• _WHAT IS NEEDED_:
Everything from the first line down to the line containing "import seaborn as sns" is to be retyped exactly, both ends included, with pictures left out.

• _MATERIAL PROVIDED_:
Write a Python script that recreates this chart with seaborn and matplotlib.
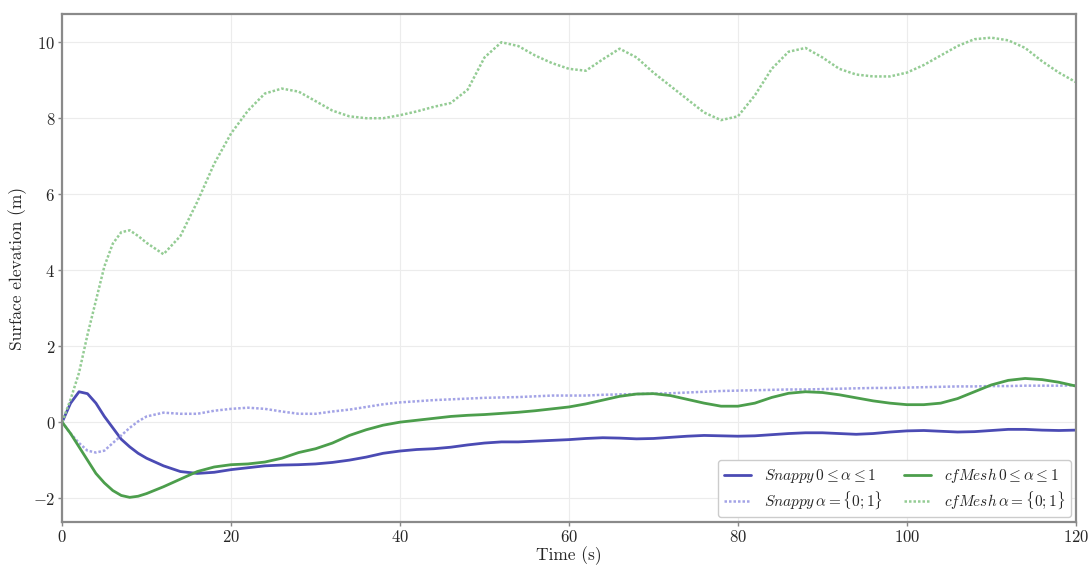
import matplotlib
matplotlib.use("Agg")
import matplotlib.pyplot as plt
import seaborn as sns

# time axis (s)
time = [0, 1, 2, 3, 4, 5, 6, 7, 8, 9, 10,
        12, 14, 16, 18, 20, 22, 24, 26, 28, 30,
        32, 34, 36, 38, 40, 42, 44, 46, 48, 50,
        52, 54, 56, 58, 60, 62, 64, 66, 68, 70,
        72, 74, 76, 78, 80, 82, 84, 86, 88, 90,
        92, 94, 96, 98, 100, 102, 104, 106, 108, 110,
        112, 114, 116, 118, 120]

# Snappy, 0 <= alpha <= 1
snappy_cont = [0, 0.5, 0.8, 0.75, 0.5, 0.15, -0.15, -0.45, -0.65, -0.82, -0.95,
               -1.15, -1.3, -1.35, -1.32, -1.25, -1.2, -1.15, -1.13, -1.12, -1.1,
               -1.06, -1.0, -0.92, -0.82, -0.76, -0.72, -0.7, -0.66, -0.6, -0.55,
               -0.52, -0.52, -0.5, -0.48, -0.46, -0.43, -0.41, -0.42, -0.44, -0.43,
               -0.4, -0.37, -0.35, -0.36, -0.37, -0.36, -0.33, -0.3, -0.28, -0.28,
               -0.3, -0.32, -0.3, -0.26, -0.23, -0.22, -0.24, -0.26, -0.25, -0.22,
               -0.19, -0.19, -0.21, -0.22, -0.21]

# Snappy, alpha = {0;1}
snappy_sharp = [0, -0.3, -0.55, -0.75, -0.8, -0.75, -0.55, -0.35, -0.15, 0.02, 0.15,
                0.25, 0.22, 0.22, 0.3, 0.35, 0.38, 0.35, 0.28, 0.22, 0.22,
                0.28, 0.33, 0.4, 0.47, 0.52, 0.55, 0.58, 0.6, 0.62, 0.64,
                0.65, 0.66, 0.68, 0.7, 0.7, 0.7, 0.72, 0.73, 0.74, 0.75,
                0.76, 0.78, 0.8, 0.82, 0.83, 0.84, 0.85, 0.86, 0.86, 0.87,
                0.88, 0.89, 0.9, 0.9, 0.91, 0.92, 0.93, 0.94, 0.94, 0.95,
                0.95, 0.96, 0.96, 0.96, 0.97]

# cfMesh, 0 <= alpha <= 1
cfmesh_cont = [0, -0.3, -0.65, -1.0, -1.35, -1.6, -1.8, -1.93, -1.98, -1.95, -1.88,
               -1.7, -1.5, -1.3, -1.18, -1.12, -1.1, -1.05, -0.95, -0.8, -0.7,
               -0.55, -0.35, -0.2, -0.08, 0.0, 0.05, 0.1, 0.15, 0.18, 0.2,
               0.23, 0.26, 0.3, 0.35, 0.4, 0.48, 0.58, 0.68, 0.74, 0.75,
               0.7, 0.6, 0.5, 0.42, 0.42, 0.5, 0.65, 0.76, 0.8, 0.78,
               0.72, 0.64, 0.56, 0.5, 0.46, 0.46, 0.5, 0.62, 0.8, 0.98,
               1.1, 1.15, 1.12, 1.05, 0.95]

# cfMesh, alpha = {0;1}
cfmesh_sharp = [0, 0.6, 1.3, 2.3, 3.2, 4.1, 4.7, 5.0, 5.05, 4.9, 4.72,
                4.42, 4.9, 5.8, 6.8, 7.6, 8.2, 8.65, 8.78, 8.7, 8.45,
                8.2, 8.05, 8.0, 8.0, 8.08, 8.18, 8.3, 8.4, 8.75, 9.6,
                10.0, 9.9, 9.65, 9.45, 9.3, 9.25, 9.55, 9.83, 9.6, 9.2,
                8.85, 8.5, 8.15, 7.95, 8.05, 8.6, 9.3, 9.75, 9.85, 9.6,
                9.3, 9.15, 9.1, 9.1, 9.2, 9.4, 9.65, 9.9, 10.08, 10.12,
                10.05, 9.85, 9.5, 9.2, 8.95]

labels = [r"$Snappy\,0 \leq \alpha \leq 1$",
          r"$Snappy\,\alpha = \{0;1\}$",
          r"$cfMesh\,0 \leq \alpha \leq 1$",
          r"$cfMesh\,\alpha = \{0;1\}$"]

sns.set_style("whitegrid")
plt.rcParams["font.family"] = ["cmr10", "DejaVu Serif"]
plt.rcParams["mathtext.fontset"] = "cm"
plt.rcParams["axes.formatter.use_mathtext"] = True
plt.rcParams["axes.unicode_minus"] = True

fig = plt.figure(figsize=(10.9, 5.65), dpi=100)
ax = fig.add_axes([0.057, 0.076, 0.930, 0.899])

dots = (0, (1, 0.8))
# solid lines first, then dotted, to keep the legend column order
sns.lineplot(x=time, y=snappy_cont, ax=ax, color="#4b4bb4", lw=2.0, label=labels[0])
sns.lineplot(x=time, y=snappy_sharp, ax=ax, color="#a3a3e6", lw=1.8,
             linestyle=dots, label=labels[1])
sns.lineplot(x=time, y=cfmesh_cont, ax=ax, color="#4c9e4c", lw=2.0, label=labels[2])
sns.lineplot(x=time, y=cfmesh_sharp, ax=ax, color="#94cc94", lw=1.8,
             linestyle=dots, label=labels[3])

ax.set_xlim(0, 120)
ax.set_ylim(-2.63, 10.74)
ax.set_xticks([0, 20, 40, 60, 80, 100, 120])
ax.set_yticks([-2, 0, 2, 4, 6, 8, 10])
ax.set_xlabel("Time (s)", fontsize=12.5, labelpad=1)
ax.set_ylabel("Surface elevation (m)", fontsize=12.5, labelpad=4)
ax.tick_params(labelsize=12, length=3, width=1, color="#888888", pad=2)
ax.tick_params(axis="x", bottom=True)
ax.tick_params(axis="y", left=True)

ax.grid(True, color="#ececec", lw=0.8)
for sp in ax.spines.values():
    sp.set_color("#8a8a8a")
    sp.set_linewidth(1.6)

ax.legend(loc="lower right", ncol=2, fontsize=11, frameon=True,
          edgecolor="#cccccc", framealpha=1.0, handlelength=1.8,
          columnspacing=1.4, borderaxespad=0.3, labelspacing=0.3)

fig.savefig("out.png", dpi=100)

• _REPLY_:
Write a Python script that recreates this chart with seaborn and matplotlib.
import matplotlib
matplotlib.use("Agg")
import matplotlib.pyplot as plt
import seaborn as sns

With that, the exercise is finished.